As once related to me by Giuseppe Peano in personal communication,
"Chill, dude."

MoeBlee


From: Sergei Tropanets on
On Jul 31, 11:29 pm, Aatu Koskensilta <aatu.koskensi...(a)uta.fi> wrote:
> Sergei Tropanets <trop.ser...(a)gmail.com> writes:

> > By Con(T) I understand (and I suppose Charlie also does so) SYNTACTIC
> > consistency and I use the following general result:
>
> > if it is not the case that T |-- not Q then Con(T+Q).
>
> > So of course by 2nd incompleteness
>
> > <<This implies Con(PA + Con(PA)) and Con(PA + not Con(PA)).>>
>
> Nope. By the second incompleteness theorem we know that if PA is
> consistent then "PA is consistent" is not provable in PA. It does not
> follow that "PA is inconsistent" is not provable in PA.

Agreed.

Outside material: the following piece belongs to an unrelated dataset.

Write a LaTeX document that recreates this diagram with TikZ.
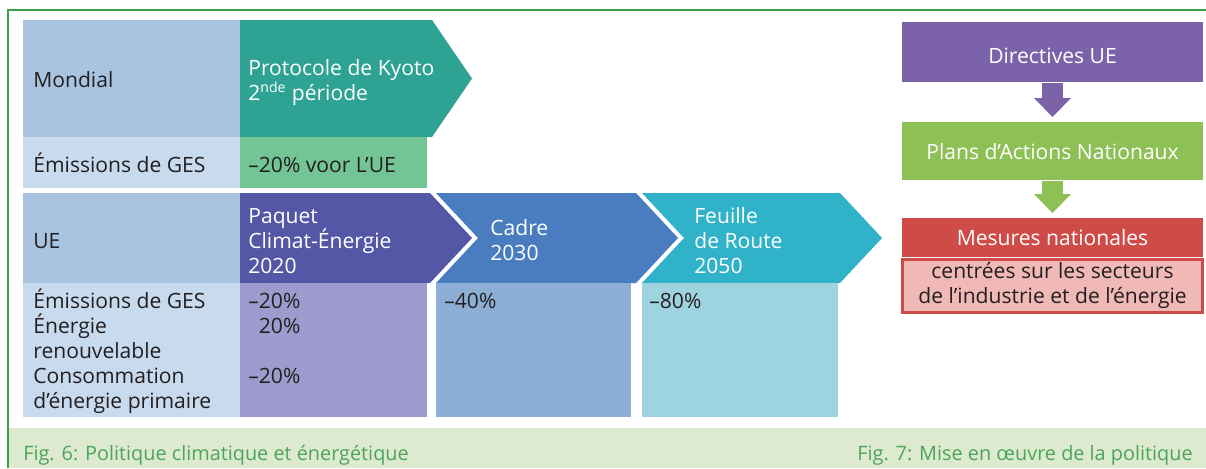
\documentclass[tikz,border=0pt]{standalone}
\usepackage{fontspec}
\setmainfont{Open Sans}
\usepackage{tikz}
\usetikzlibrary{arrows.meta}
\definecolor{frm}{HTML}{3AA146}
\definecolor{capt}{HTML}{4CA55B}
\definecolor{band}{HTML}{DDEACF}
\definecolor{ink}{HTML}{231F20}
\definecolor{colA}{HTML}{A9C4E0}
\definecolor{colB}{HTML}{C8DAEE}
\definecolor{kyo}{HTML}{2EA293}
\definecolor{kyoL}{HTML}{74C595}
\definecolor{paq}{HTML}{5357A6}
\definecolor{paqL}{HTML}{9D9BCD}
\definecolor{cad}{HTML}{4A7DC0}
\definecolor{cadL}{HTML}{8DAFD6}
\definecolor{feu}{HTML}{30B2C9}
\definecolor{feuL}{HTML}{9DD4E0}
\definecolor{dirc}{HTML}{7C62A9}
\definecolor{plan}{HTML}{8DC055}
\definecolor{mes}{HTML}{CF4B48}
\definecolor{mesL}{HTML}{F1B9B6}

\begin{document}
\begin{tikzpicture}[x=0.02cm,y=-0.02cm,
    lbl/.style={anchor=base west,inner sep=0pt,align=left,text=ink,
      font=\fontsize{12}{14.2}\selectfont},
    wlbl/.style={lbl,text=white},
    box/.style={inner sep=0pt,minimum width=6.02cm,text=white,
      font=\fontsize{12}{14.2}\selectfont},
    down/.style={line width=0.42cm,shorten >=0.1cm,
      -{Triangle[width=0.74cm,length=0.38cm,line width=0pt]}}]
    \useasboundingbox (0,0) rectangle (1206,468);

    \fill[band] (8,428) rectangle (1206,468);
    \draw[frm,line width=1.1pt] (8,468) -- (8,10) -- (1206,10);

    \fill[colA] (23,20) rectangle (240,137); \fill[colB] (23,137) rectangle (240,188);
    \fill[kyo] (240,20) -- (432,20) -- (472,78.5) -- (432,137) -- (240,137) -- cycle;
    \fill[kyoL] (240,137) rectangle (427,188);

    \fill[colA] (23,193) rectangle (240,283); \fill[colB] (23,283) rectangle (240,417);
    \fill[paq] (240,193) -- (430,193) -- (472,238) -- (430,283) -- (240,283) -- cycle;
    \fill[cad] (436,193) -- (636,193) -- (678,238) -- (636,283) -- (436,283) -- (478,238) -- cycle;
    \fill[feu] (642,193) -- (840,193) -- (882,238) -- (840,283) -- (642,283) -- (684,238) -- cycle;
    \fill[paqL] (240,283) rectangle (427,417); \fill[cadL] (436,283) rectangle (631,417);
    \fill[feuL] (642,283) rectangle (838,417);

    \node[lbl] (m0) at (33,87) {Mondial};
    \node[lbl] (m1) at (33,172) {Émissions de GES};
    \node[wlbl] (t0) at (248,100) {Protocole de Kyoto\\2\textsuperscript{nde} période};
    \node[lbl] (t1) at (248,172) {–20\% voor L’UE};
    \node[lbl] (e0) at (33,248) {UE};
    \node[lbl] (e1) at (33,408) {Émissions de GES\\Énergie\\renouvelable\\Consommation\\d’énergie primaire};
    \node[wlbl] (p0) at (248,273) {Paquet\\Climat-Énergie\\2020};
    \node[lbl] (p1) at (248,383) {–20\%\\\phantom{–}20\%\\\mbox{}\\–20\%};
    \node[wlbl] (c0) at (490,260) {Cadre\\2030}; \node[lbl] (c1) at (444,308) {–40\%};
    \node[wlbl] (f0) at (694,273) {Feuille\\de Route\\2050}; \node[lbl] (f1) at (649,308) {–80\%};

    \node[box,fill=dirc,text height=0.82cm,text depth=0.38cm,anchor=north] (d0) at (1052.5,22) {Directives UE};
    \node[box,fill=plan,text height=0.74cm,text depth=0.42cm,anchor=north] (d1) at (1052.5,122) {Plans d’Actions Nationaux};
    \node[box,fill=mes,text height=0.54cm,text depth=0.24cm,anchor=north] (d2) at (1052.5,218) {Mesures nationales};
    \node[box,fill=mesL,draw=mes,line width=1.7pt,minimum width=6.02cm,minimum height=1.06cm,anchor=north] (d3) at (d2.south) {};
    \node[lbl,anchor=base,align=center] (d4) at (1052.5,303) {centrées sur les secteurs\\de l’industrie et de l’énergie};
    \draw[down,dirc] (d0.south) -- (d1.north); \draw[down,plan] (d1.south) -- (d2.north);

    \node[lbl,text=capt,font=\fontsize{11.3}{14.2}\selectfont] (g0) at (23,460) {Fig. 6: Politique climatique et énergétique};
    \node[lbl,text=capt,font=\fontsize{11.3}{14.2}\selectfont,anchor=base east] (g1) at (1193,460) {Fig. 7: Mise en œuvre de la politique};
  \end{tikzpicture}
\end{document}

Thank you!


> > Where I need Sigma-1 soundness of PA there?
>
> You need Sigma-1 soundness -- or the rather more impenetrable condition
> of omega-consistency -- to conclude "PA is inconsistent" is not provable
> in PA.

Are Sigma-1 and omega-consistency equivalent? Sigma-1 => omega-con?
Vice versa?



> > It was. In fact, Godel set forward this argument at his first
> > presentation of 1st incompleteness theorem at philosophy conference.
>
> The argument makes no apparent sense since "PA is inconsistent" is not a
> finitistically meaningful statement in Hilbert's sense.
>

I can't agree with that. For example if somebody finds a concrete
formal proof of Q/\notQ from axioms of PA it would mean inconsistency
even for formalist (because it is efficiently checkable). The fact
that any formal proof in PA cannot end with Q/\notQ is meaningful
finitistically (as well as Goldbach's conjecture) because it is a
simple combinatorial conjecture (you can express it in PRA) which
Hilbert intended to prove by finitistic means.

Sergei Tropanets